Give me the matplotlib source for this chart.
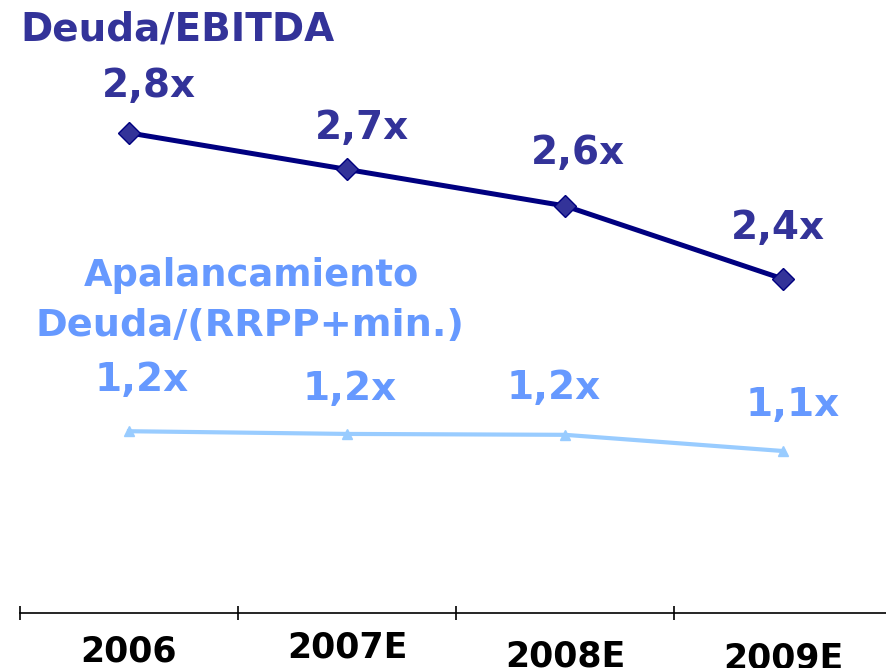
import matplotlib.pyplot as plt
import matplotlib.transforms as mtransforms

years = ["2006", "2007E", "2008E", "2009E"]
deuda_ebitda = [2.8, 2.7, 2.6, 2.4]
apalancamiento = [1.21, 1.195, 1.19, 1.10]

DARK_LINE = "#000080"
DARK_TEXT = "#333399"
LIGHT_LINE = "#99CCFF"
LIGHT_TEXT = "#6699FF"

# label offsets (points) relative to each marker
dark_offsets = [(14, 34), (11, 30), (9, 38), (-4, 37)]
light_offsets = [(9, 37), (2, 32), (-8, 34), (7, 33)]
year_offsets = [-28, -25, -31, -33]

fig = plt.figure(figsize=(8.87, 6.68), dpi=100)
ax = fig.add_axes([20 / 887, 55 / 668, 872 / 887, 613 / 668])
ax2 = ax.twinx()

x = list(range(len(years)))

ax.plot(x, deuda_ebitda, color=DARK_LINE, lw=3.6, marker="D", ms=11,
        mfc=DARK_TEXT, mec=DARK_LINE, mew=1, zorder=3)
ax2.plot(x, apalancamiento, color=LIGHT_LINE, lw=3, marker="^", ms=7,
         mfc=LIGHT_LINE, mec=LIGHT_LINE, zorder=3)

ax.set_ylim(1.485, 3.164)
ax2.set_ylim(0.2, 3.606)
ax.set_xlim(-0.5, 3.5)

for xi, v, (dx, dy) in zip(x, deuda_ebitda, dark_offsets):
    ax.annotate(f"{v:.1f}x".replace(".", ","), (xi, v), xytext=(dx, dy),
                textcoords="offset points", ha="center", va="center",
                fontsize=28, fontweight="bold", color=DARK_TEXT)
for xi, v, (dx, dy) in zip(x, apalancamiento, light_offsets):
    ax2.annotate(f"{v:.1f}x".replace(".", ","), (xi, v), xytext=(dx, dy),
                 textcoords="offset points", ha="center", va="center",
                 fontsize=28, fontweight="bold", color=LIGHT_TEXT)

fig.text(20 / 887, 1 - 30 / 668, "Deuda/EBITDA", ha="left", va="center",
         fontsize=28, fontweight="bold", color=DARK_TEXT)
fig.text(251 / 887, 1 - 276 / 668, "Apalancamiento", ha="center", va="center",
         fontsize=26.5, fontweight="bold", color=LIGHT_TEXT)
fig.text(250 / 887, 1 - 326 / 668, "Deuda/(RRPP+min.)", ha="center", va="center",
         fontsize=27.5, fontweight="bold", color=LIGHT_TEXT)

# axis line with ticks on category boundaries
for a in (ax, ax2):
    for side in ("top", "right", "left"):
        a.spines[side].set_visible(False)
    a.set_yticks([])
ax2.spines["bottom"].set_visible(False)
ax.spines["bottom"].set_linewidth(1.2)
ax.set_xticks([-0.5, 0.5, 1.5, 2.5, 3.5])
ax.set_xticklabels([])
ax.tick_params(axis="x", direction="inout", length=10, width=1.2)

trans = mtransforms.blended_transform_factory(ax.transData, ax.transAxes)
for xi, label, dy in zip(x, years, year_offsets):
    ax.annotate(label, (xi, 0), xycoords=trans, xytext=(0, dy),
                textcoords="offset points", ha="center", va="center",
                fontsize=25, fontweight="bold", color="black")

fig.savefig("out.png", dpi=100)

------

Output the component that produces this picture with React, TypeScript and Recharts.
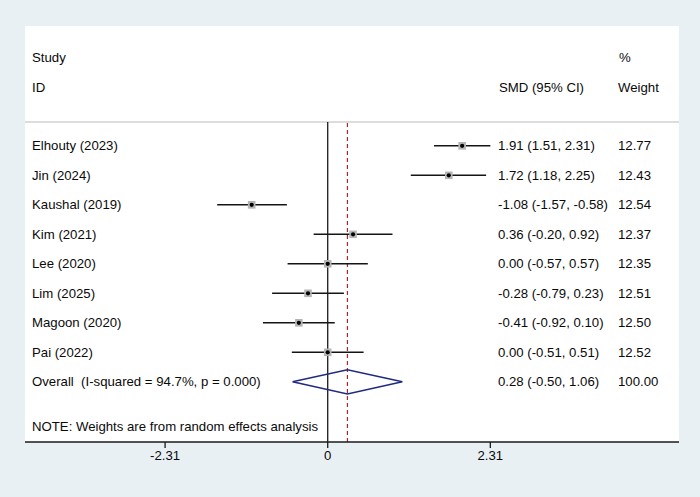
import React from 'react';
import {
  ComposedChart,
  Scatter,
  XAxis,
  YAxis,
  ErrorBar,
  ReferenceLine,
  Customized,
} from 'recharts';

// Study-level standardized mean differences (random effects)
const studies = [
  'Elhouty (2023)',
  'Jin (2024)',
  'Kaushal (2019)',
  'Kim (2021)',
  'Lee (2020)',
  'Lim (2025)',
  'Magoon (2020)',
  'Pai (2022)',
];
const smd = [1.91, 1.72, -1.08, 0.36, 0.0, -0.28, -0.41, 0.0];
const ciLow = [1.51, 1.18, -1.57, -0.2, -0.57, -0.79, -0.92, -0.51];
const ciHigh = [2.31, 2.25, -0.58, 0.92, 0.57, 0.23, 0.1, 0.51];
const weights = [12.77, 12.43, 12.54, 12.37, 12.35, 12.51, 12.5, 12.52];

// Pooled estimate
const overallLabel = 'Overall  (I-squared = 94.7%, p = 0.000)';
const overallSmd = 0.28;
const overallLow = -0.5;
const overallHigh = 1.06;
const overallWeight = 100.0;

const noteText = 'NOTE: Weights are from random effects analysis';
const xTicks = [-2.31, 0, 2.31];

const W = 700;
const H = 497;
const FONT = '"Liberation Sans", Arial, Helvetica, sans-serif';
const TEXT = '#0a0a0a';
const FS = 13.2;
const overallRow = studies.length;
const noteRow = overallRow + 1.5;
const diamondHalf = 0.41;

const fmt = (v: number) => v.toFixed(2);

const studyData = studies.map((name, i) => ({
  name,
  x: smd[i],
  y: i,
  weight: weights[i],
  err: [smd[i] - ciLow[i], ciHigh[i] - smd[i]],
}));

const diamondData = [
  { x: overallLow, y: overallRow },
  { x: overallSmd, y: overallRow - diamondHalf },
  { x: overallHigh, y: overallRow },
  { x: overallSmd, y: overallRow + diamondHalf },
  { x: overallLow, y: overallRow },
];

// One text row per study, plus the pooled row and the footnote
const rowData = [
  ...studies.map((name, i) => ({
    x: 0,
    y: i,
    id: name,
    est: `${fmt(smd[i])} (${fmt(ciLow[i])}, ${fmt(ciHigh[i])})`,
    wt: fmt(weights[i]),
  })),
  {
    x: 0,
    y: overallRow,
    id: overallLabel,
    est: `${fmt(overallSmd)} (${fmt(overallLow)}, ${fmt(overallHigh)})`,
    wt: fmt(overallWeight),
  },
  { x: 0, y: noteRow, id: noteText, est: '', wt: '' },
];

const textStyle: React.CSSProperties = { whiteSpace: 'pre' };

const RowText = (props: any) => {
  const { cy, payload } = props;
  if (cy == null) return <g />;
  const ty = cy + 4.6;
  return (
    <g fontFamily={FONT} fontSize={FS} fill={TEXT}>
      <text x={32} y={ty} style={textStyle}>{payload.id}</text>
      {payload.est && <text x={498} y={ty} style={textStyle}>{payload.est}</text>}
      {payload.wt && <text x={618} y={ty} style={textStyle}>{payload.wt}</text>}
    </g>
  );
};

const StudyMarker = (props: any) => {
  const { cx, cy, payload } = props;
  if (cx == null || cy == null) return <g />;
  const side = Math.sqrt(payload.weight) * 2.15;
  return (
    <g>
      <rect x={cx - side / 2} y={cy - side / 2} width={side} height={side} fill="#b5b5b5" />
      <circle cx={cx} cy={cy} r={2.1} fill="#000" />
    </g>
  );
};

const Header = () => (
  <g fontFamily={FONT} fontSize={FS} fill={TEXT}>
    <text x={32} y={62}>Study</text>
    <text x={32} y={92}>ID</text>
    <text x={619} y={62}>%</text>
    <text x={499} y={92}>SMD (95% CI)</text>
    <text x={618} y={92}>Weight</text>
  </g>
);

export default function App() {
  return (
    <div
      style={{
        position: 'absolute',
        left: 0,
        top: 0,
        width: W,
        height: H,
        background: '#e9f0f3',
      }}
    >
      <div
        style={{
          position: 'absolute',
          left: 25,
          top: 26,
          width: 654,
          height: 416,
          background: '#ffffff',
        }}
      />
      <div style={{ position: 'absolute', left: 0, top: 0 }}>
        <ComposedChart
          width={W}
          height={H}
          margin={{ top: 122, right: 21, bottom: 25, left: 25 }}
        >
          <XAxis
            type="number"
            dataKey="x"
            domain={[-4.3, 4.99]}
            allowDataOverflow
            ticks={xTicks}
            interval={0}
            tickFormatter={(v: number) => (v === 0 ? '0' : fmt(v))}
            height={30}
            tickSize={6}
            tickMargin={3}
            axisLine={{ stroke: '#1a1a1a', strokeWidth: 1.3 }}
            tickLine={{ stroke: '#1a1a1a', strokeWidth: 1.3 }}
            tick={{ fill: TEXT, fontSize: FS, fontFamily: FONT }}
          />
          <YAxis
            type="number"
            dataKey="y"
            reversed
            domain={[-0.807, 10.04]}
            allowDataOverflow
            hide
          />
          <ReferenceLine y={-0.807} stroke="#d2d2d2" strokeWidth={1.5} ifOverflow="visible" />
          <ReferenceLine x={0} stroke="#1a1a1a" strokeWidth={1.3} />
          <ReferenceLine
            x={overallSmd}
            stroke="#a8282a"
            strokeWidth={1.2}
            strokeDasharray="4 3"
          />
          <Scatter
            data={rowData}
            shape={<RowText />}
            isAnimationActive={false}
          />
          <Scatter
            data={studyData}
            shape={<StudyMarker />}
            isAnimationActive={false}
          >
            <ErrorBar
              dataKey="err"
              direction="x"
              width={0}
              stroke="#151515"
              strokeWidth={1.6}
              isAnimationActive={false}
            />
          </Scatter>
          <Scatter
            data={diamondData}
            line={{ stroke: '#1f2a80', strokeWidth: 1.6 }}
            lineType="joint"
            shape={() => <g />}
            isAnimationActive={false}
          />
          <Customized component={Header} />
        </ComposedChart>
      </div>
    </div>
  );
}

------

WRITTEN PROBLEM →
Leaving out all pictures, set down exactly the lines of the material above, from the line with "Give me the matplotlib source for this chart." to the line with "ax.set_xlim(-0.5, 3.5)" inclusive, and no others.

WRITTEN RESPONSE →
Give me the matplotlib source for this chart.
import matplotlib.pyplot as plt
import matplotlib.transforms as mtransforms

years = ["2006", "2007E", "2008E", "2009E"]
deuda_ebitda = [2.8, 2.7, 2.6, 2.4]
apalancamiento = [1.21, 1.195, 1.19, 1.10]

DARK_LINE = "#000080"
DARK_TEXT = "#333399"
LIGHT_LINE = "#99CCFF"
LIGHT_TEXT = "#6699FF"

# label offsets (points) relative to each marker
dark_offsets = [(14, 34), (11, 30), (9, 38), (-4, 37)]
light_offsets = [(9, 37), (2, 32), (-8, 34), (7, 33)]
year_offsets = [-28, -25, -31, -33]

fig = plt.figure(figsize=(8.87, 6.68), dpi=100)
ax = fig.add_axes([20 / 887, 55 / 668, 872 / 887, 613 / 668])
ax2 = ax.twinx()

x = list(range(len(years)))

ax.plot(x, deuda_ebitda, color=DARK_LINE, lw=3.6, marker="D", ms=11,
        mfc=DARK_TEXT, mec=DARK_LINE, mew=1, zorder=3)
ax2.plot(x, apalancamiento, color=LIGHT_LINE, lw=3, marker="^", ms=7,
         mfc=LIGHT_LINE, mec=LIGHT_LINE, zorder=3)

ax.set_ylim(1.485, 3.164)
ax2.set_ylim(0.2, 3.606)
ax.set_xlim(-0.5, 3.5)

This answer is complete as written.